To date only 2% of lncRNAs has been functionally characterized, and little is known about their molecular mechanisms and transcript properties. Bioinformatic tools applied to the protein-coding world are generally ineffective for lncRNAs, complicating their classification and prediction of their functions. A major bottleneck is the lack of frameworks for categorising lncRNAs and to decipher how molecular interactions are encoded in their sequences at high throughput. In our lab we are interested in addressing this acute need for approaches to functionally classify lncRNAs and to identify their sequence domains.
Repetitive and transposable elements: roles in lncRNAs
The sequence domains underlying long noncoding RNA (lncRNA) activities remain largely unknown.

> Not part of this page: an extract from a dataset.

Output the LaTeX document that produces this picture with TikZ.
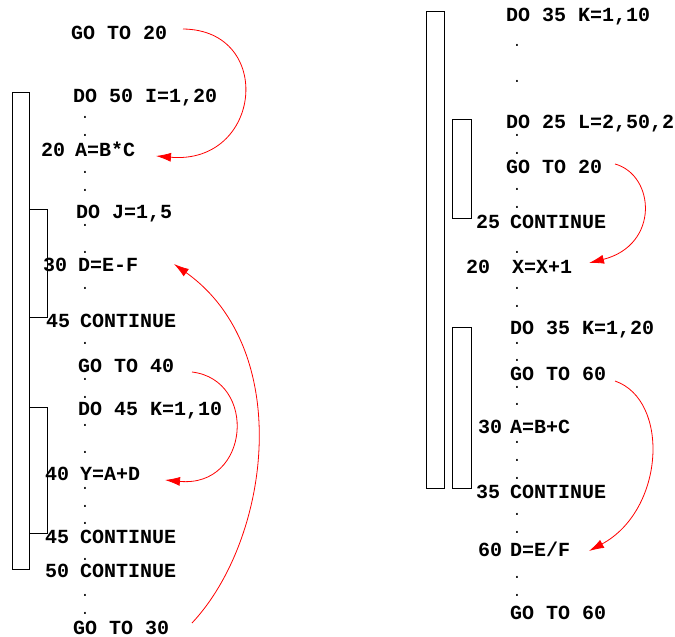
\documentclass[tikz,border=0pt]{standalone}
\usepackage{fontspec}
\setmonofont{Liberation Mono}
\usetikzlibrary{arrows.meta}
\tikzset{
  code/.style={anchor=base west, inner sep=0pt, font=\ttfamily\bfseries\fontsize{20}{20}\selectfont},
  dotn/.style={anchor=base, inner sep=0pt, font=\ttfamily\fontsize{14}{14}\selectfont},
  bar/.style={draw=black, line width=0.9pt},
  jump/.style={draw=red, line width=0.8pt, -{Latex[length=15pt,width=9pt]}},
}
\begin{document}
\begin{tikzpicture}[x=1pt,y=-1pt]
\useasboundingbox (0,0) rectangle (675,637);
% ---------- left program ----------
\draw[bar] (12,92) rectangle (29,569);
\draw[bar] (29,209) rectangle (47,317);
\draw[bar] (29,407) rectangle (47,533);
\node[code] (l1) at (71,39) {GO TO 20};
\node[code] (l2) at (73,102) {DO 50 I=1,20};
\node[code] (l3n) at (41,156) {20};
\node[code] (l3) at (75,156) {A=B*C};
\node[code] (l4) at (76,218) {DO J=1,5};
\node[code] (l5n) at (43,271) {30};
\node[code] (l5) at (78,271) {D=E-F};
\node[code] (l6n) at (46,327) {45};
\node[code] (l6) at (80,327) {CONTINUE};
\node[code] (l7) at (78,372) {GO TO 40};
\node[code] (l8) at (78,415) {DO 45 K=1,10};
\node[code] (l9n) at (45,480) {40};
\node[code] (l9) at (80,480) {Y=A+D};
\node[code] (l10n) at (45,543) {45};
\node[code] (l10) at (80,543) {CONTINUE};
\node[code] (l11n) at (45,577) {50};
\node[code] (l11) at (80,577) {CONTINUE};
\node[code] (l12) at (73,634) {GO TO 30};
\foreach \y in {117,135,172,190,225,252,270,288,343,379,397,425,452,488,506,523,559,595,613}
  \node[dotn] (ld\y) at (85,\y+1) {.};
% ---------- right program ----------
\draw[bar] (426,11) rectangle (444,488);
\draw[bar] (452,119) rectangle (471,218);
\draw[bar] (452,327) rectangle (471,488);
\node[code] (r1) at (506,21) {DO 35 K=1,10};
\node[code] (r2) at (506,128) {DO 25 L=2,50,2};
\node[code] (r3) at (506,173) {GO TO 20};
\node[code] (r4n) at (476,228) {25};
\node[code] (r4) at (510,228) {CONTINUE};
\node[code] (r5n) at (466,273) {20};
\node[code] (r5) at (512,273) {X=X+1};
\node[code] (r6) at (510,334) {DO 35 K=1,20};
\node[code] (r7) at (510,380) {GO TO 60};
\node[code] (r8n) at (478,433) {30};
\node[code] (r8) at (510,433) {A=B+C};
\node[code] (r9n) at (476,498) {35};
\node[code] (r9) at (510,498) {CONTINUE};
\node[code] (r10n) at (478,556) {60};
\node[code] (r10) at (510,556) {D=E/F};
\node[code] (r11) at (510,619) {GO TO 60};
\foreach \y in {45,81,135,153,189,207,252,288,306,343,360,387,404,442,460,478,514,532,577,595}
  \node[dotn] (rd\y) at (517,\y+1) {.};
% ---------- jumps ----------
\coordinate (a1s) at (183,29);  \coordinate (a1e) at (156,156);
\coordinate (a2s) at (192,623); \coordinate (a2e) at (174,264);
\coordinate (a3s) at (192,372); \coordinate (a3e) at (165,480);
\coordinate (a4s) at (615,164); \coordinate (a4e) at (589,263);
\coordinate (a5s) at (615,381); \coordinate (a5e) at (589,551);
\draw[jump] (a1s) .. controls (275,30) and (262,165) .. (a1e);
\draw[jump] (a2s) .. controls (270,540) and (295,350) .. (a2e);
\draw[jump] (a3s) .. controls (258,380) and (250,488) .. (a3e);
\draw[jump] (a4s) .. controls (655,175) and (660,245) .. (a4e);
\draw[jump] (a5s) .. controls (670,400) and (665,510) .. (a5e);
\end{tikzpicture}
\end{document}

It has been proposed that these domains can originate from neofunctionalised fragments of transposable elements (TEs), otherwise known as RIDLs (Repeat Insertion Domains of Long Noncoding RNA), although just a handful have been identified.
We are interested in distinguishing those functional RIDL instances against a numerous genomic background of neutrally-evolving TEs transcriptome-wise. We have shown evidence that a subset of TE types experience evolutionary selection in the context of lncRNA exons, and that their host lncRNAs tend to be functionally validated and associated with disease.
On the other hand, an emerging question over the last years in the lncRNA field is how specific subcellular locations of lncRNAs are encoded in their primary sequence. We hypothesise that RIDLs may play a role in directing lncRNAs to subcellular compartments. Thus, we are particularly interested on using this RIDL group to explore the relationship between TEs and lncRNA subcellular localisation. We use global localisation data from human cell lines to investigate a potential contribution of evolutionarily-conserved RIDL elements on nuclear/cytoplasmic distribution of transcripts. At present, we have shown a role for L2b, Mirb and Mirc TEs in regulating nuclear enrichment of lncRNAs.
For more information see these papers:
The RIDL hypothesis; Johnson and Guigó (2014)
Because molecular functions depend on physical interactions, and physical interactions in turn depend on co-localization, we expect subcellular localization of lncRNA to be crucial for understanding their roles and regulation in cells. Hence, we approach the categorization of lncRNAs by studying their subcellular expression by creating subcellular maps of lncRNAs in human cell lines. These maps represent the basis to study gene features, sequence domains and post-transcriptional regulation of lncRNAs with the same subcellular fate.
An important source of confusion over RNA localisation arises from how we define nuclear / cytoplasmic enrichment for polyA+ RNA. Conventionally, relative localisation is defined as the ratio of concentrations of RNA between two compartments. Converseley, absoluate localisation is defined as the ratio of the number of molecules between two compartment. We recently developed a method to infer absolute localisation from RNA-seq data, and compared the results to relative quantifications from the same cells. More information can be found in our recent article (manuscript submitted). The entire set of quantifications can be downloaded here:
- lncRNA relative quantification
- mRNA relative quantification
- lncRNA absolute quantification
- mRNA absolute quantification
We have also made relative quantification maps available to the research community in a webserver: lncATLAS (see below)
LncATLAS is an easy to use web-based visualization tool to obtain useful information about relative localization of lncRNAs in human cells based on RNA-seq.
Website is available at: http://lncatlas.crg.eu/
For a given lncRNA of interest, using lncATLAs you can:
1) Inspect the cytoplasmic-nuclear localisation of your gene of interest (GOI) in 15 different cell lines
2) Inspect the cytoplasmic-nuclear localisation of your GOI within the distribution of mRNAs and lncRNA genes
3) Inspect the localisation of your GOI at sub-compartment level: localisation values within distributions for the K562 cell line subnuclear and subcytoplasmic compartments
Usage and source of data used are described Mas-Ponte et al. (2017).